The Coding Divergence for Measuring the Complexity of Separating Two Sets
Mahito Sugiyama (Kyoto University) and Akihiro Yamamoto (Kyoto University);
JMLR W&P 13:127-143, 2010.
Abstract
In this paper we integrate two essential processes, discretization of continuous
data and learning of a model that explains them, towards fully
computational machine learning from continuous data. Discretization
is fundamental for machine learning and data mining, since every continuous
datum; e.g., a real-valued datum obtained by observation in
the real world, must be discretized and converted from analog (continuous)
to digital (discrete) form to store in databases. However, most
machine learning methods do not pay attention to the situation; i.e.,
they use digital data in actual applications on a computer whereas
assume analog data (usually vectors of real numbers) theoretically.

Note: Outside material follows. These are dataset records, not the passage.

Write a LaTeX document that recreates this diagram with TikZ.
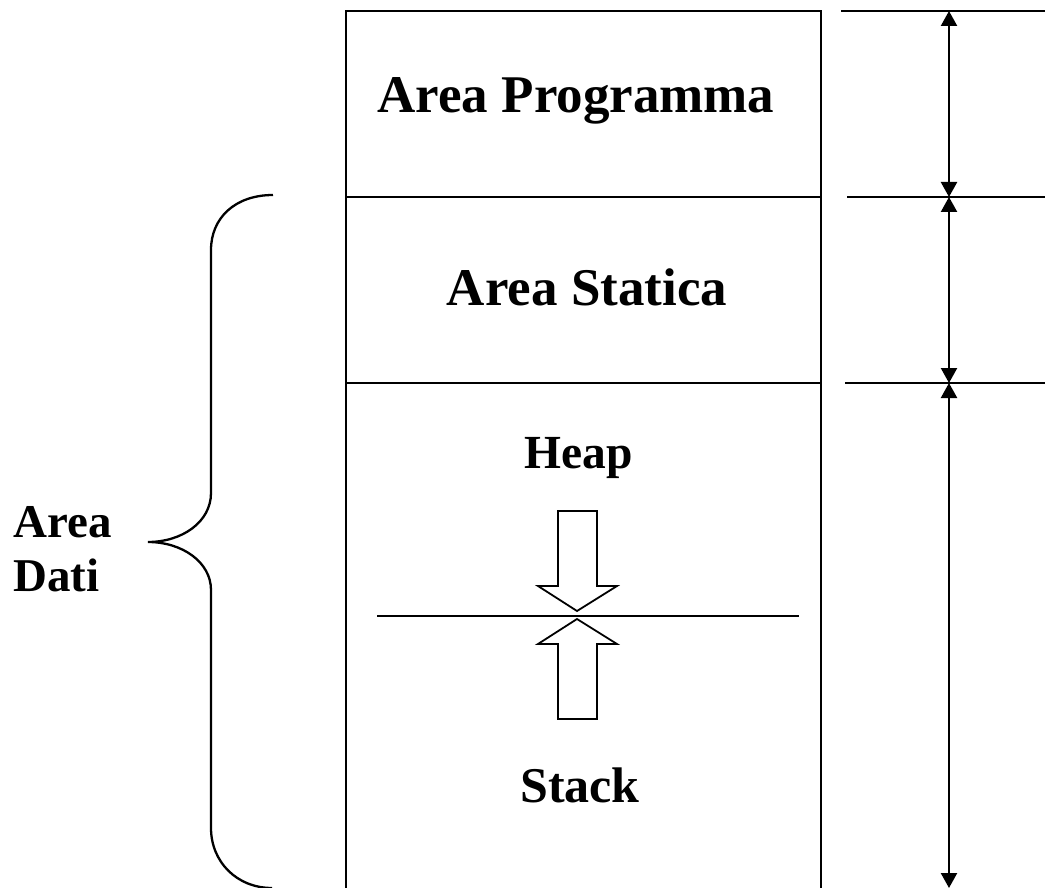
\documentclass[tikz,border=0pt]{standalone}
\usepackage{fontspec}
\setmainfont{Liberation Serif}
\usetikzlibrary{arrows.meta}
\tikzset{
  lbl/.style={font=\bfseries, anchor=base, inner sep=0pt},
  lbll/.style={font=\fontsize{47}{54}\selectfont\bfseries, anchor=base west, inner sep=0pt},
  wall/.style={line width=2.3pt},
  dim/.style={line width=2.3pt, {Triangle[width=16pt,length=15pt]}-{Triangle[width=16pt,length=15pt]}},
  blockarrow/.style={line width=1.8pt, line join=miter},
}
\begin{document}
\begin{tikzpicture}[x=1pt,y=-1pt]
\useasboundingbox (0,0) rectangle (1045,888);
% main column
\draw[wall] (346,888) -- (346,11) -- (821,11) -- (821,888);
\draw[wall] (346,197) -- (821,197);
\draw[wall] (346,383) -- (821,383);
% right dimension ticks
\coordinate (t1) at (949,11);
\coordinate (t2) at (949,197);
\coordinate (t3) at (949,383);
\coordinate (t4) at (949,888);
\draw[wall] (841,11) -- (1045,11);
\draw[wall] (847,197) -- (1045,197);
\draw[wall] (845,383) -- (1045,383);
\draw[dim] (t1) -- (t2);
\draw[dim] (t2) -- (t3);
\draw[dim] (t3) -- (t4);
% labels
\node[lbl, font=\fontsize{53}{60}\selectfont\bfseries] (prog) at (576,113) {Area Programma};
\node[lbl, font=\fontsize{53}{60}\selectfont\bfseries] (stat) at (587,305) {Area Statica};
\node[lbl, font=\fontsize{47.5}{54}\selectfont\bfseries] (heap) at (579,468) {Heap};
\node[lbl, font=\fontsize{50}{56}\selectfont\bfseries] (stack) at (580,802) {Stack};
\node[lbll] (dati1) at (13,537) {Area};
\node[lbll] (dati2) at (13,591) {Dati};
% heap / stack arrows
\draw[blockarrow] (558,511) -- (597,511) -- (597,586) -- (617,586) -- (577,611) -- (538,586) -- (558,586) -- cycle;
\draw[blockarrow] (577,619) -- (617,644) -- (597,644) -- (597,719) -- (558,719) -- (558,644) -- (538,644) -- cycle;
\draw[line width=1.8pt] (377,616) -- (799,616);
% brace
\draw[line width=2.3pt] (273,195) .. controls (235,195) and (211,218) .. (211,250)
  -- (211,493) .. controls (211,522) and (182,542) .. (148,542)
  .. controls (182,542) and (211,562) .. (211,590)
  -- (211,828) .. controls (211,862) and (237,888) .. (272,888);
\end{tikzpicture}
\end{document}
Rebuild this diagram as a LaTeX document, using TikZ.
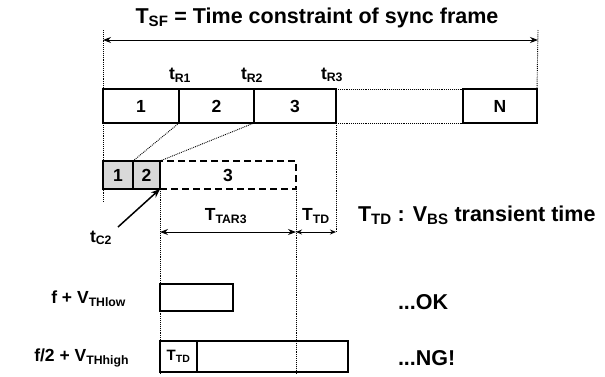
\documentclass[tikz,border=0pt]{standalone}
\usepackage{fontspec}
\setmainfont{Liberation Sans}
\usetikzlibrary{arrows.meta}
\newcommand\fsz[1]{\fontsize{#1}{#1}\selectfont}
\begin{document}
\begin{tikzpicture}[x=1pt,y=-1pt,
  font=\bfseries\fsz{17.5},
  every node/.style={inner sep=0pt,outer sep=0pt},
  fbox/.style={draw,line width=1.3pt,minimum height=34pt},
  sbox/.style={draw,line width=1.6pt,fill=gray!30,minimum height=28pt},
  bbox/.style={draw,line width=1.3pt},
  dotln/.style={densely dotted,line width=0.9pt},
  dash3/.style={dash pattern=on 7pt off 4pt,line width=1.2pt},
  dimarrow/.style={{Stealth[length=8pt,width=6pt]}-{Stealth[length=8pt,width=6pt]},line width=1pt},
  dimsmall/.style={{Stealth[length=6pt,width=5pt]}-{Stealth[length=6pt,width=5pt]},line width=1pt},
  lbl/.style={font=\bfseries\fsz{17.5}},
  big/.style={font=\bfseries\fsz{21.5}}]
\useasboundingbox (0,0) rectangle (605,376);
\fill[white] (0,0) rectangle (605,376);

% title and overall arrow
\node[big] (title) at (317,18) {T\textsubscript{SF} = Time constraint of sync frame};
\coordinate (tl) at (103,30);
\coordinate (bl) at (103,202);
\coordinate (tr) at (538,30);
\coordinate (sfL) at (103,40);
\coordinate (sfR) at (538,40);

% frame boxes
\node[fbox,minimum width=76pt] (f1) at (141,106) {1};
\node[fbox,minimum width=75pt] (f2) at (216.5,106) {2};
\node[fbox,minimum width=82pt] (f3) at (295,106) {3};
\node[fbox,minimum width=74pt] (fN) at (500,106) {N};
\draw[dotln] (f3.north east) -- (fN.north west);
\draw[dotln] (f3.south east) -- (fN.south west);

\draw[dotln] (tl) -- (bl);
\draw[dotln] (tr) -- (fN.north east);
\draw[dimarrow] (sfL) -- (sfR);

% tR labels
\node[lbl] (tr1) at (180,75) {t\textsubscript{R1}};
\node[lbl] (tr2) at (252,75) {t\textsubscript{R2}};
\node[lbl] (tr3) at (332,75) {t\textsubscript{R3}};

% small boxes
\node[minimum width=136pt,minimum height=28pt] (s3) at (228,175) {3};
\draw[dash3] (s3.south west) -- (s3.south east) -- (s3.north east) -- (s3.north west);
\node[sbox,minimum width=30pt] (s1) at (118,175) {1};
\node[sbox,minimum width=27pt] (s2) at (146.5,175) {2};

\draw[dotln] (f1.south east) -- (s2.north west);
\draw[dotln] (f2.south east) -- (s2.north east);

% verticals
\coordinate (tarL) at (160,232);
\coordinate (tarR) at (296,232);
\coordinate (tdR) at (336,232);
\coordinate (v1b) at (160,374);
\coordinate (v2b) at (296,375);
\draw[dotln] (s2.south east) -- (v1b);
\draw[dotln] (s3.south east) -- (v2b);
\draw[dotln] (f3.south east) -- (tdR);

\draw[dimarrow] (tarL) -- (tarR);
\draw[dimsmall] (tarR) -- (tdR);
\node[lbl] (ttar) at (226,216) {T\textsubscript{TAR3}};
\node[lbl] (ttd) at (316,216) {T\textsubscript{TD}};
\node[big,anchor=west] (legend) at (358,215) {T\textsubscript{TD} : V\textsubscript{BS} transient time};

% tC2
\node[lbl] (tc2) at (101,238) {t\textsubscript{C2}};
\draw[-{Stealth[length=9pt,width=7pt]},line width=1.5pt] (118,227) -- (s2.south east);

% bottom rows
\node[bbox,minimum width=73pt,minimum height=27pt] (b1) at (196.5,297.5) {};
\node[bbox,minimum width=188pt,minimum height=31pt] (b2) at (254,356.5) {};
\node[bbox,minimum width=37pt,minimum height=31pt,font=\bfseries\fsz{15}] (b2td) at (178.5,356.5) {T\textsubscript{TD}};

\node[lbl,anchor=east] (flow) at (126,299) {f + V\textsubscript{THlow}};
\node[lbl,anchor=east] (fhigh) at (129,358) {f/2 + V\textsubscript{THhigh}};
\node[big,anchor=west] (ok) at (398,302) {...OK};
\node[big,anchor=west] (ng) at (398,358) {...NG!};
\end{tikzpicture}
\end{document}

To bridge the gap, we propose a novel measure of the difference between
two sets of data, called the coding divergence, and unify two
processes discretization and learning computationally. Discretization
of continuous data is realized by a topological mapping (in the sense
of mathematics) from the d-dimensional Euclidean space into the
Cantor space, and the simplest model is learned in the Cantor
space, which corresponds to the minimum open set separating the
given two sets of data. Furthermore, we construct a classifier using
the divergence, and experimentally demonstrate robust performance
of it. Our contribution is not only introducing a new measure from
the computational point of view, but also triggering more interaction
between experimental science and machine learning.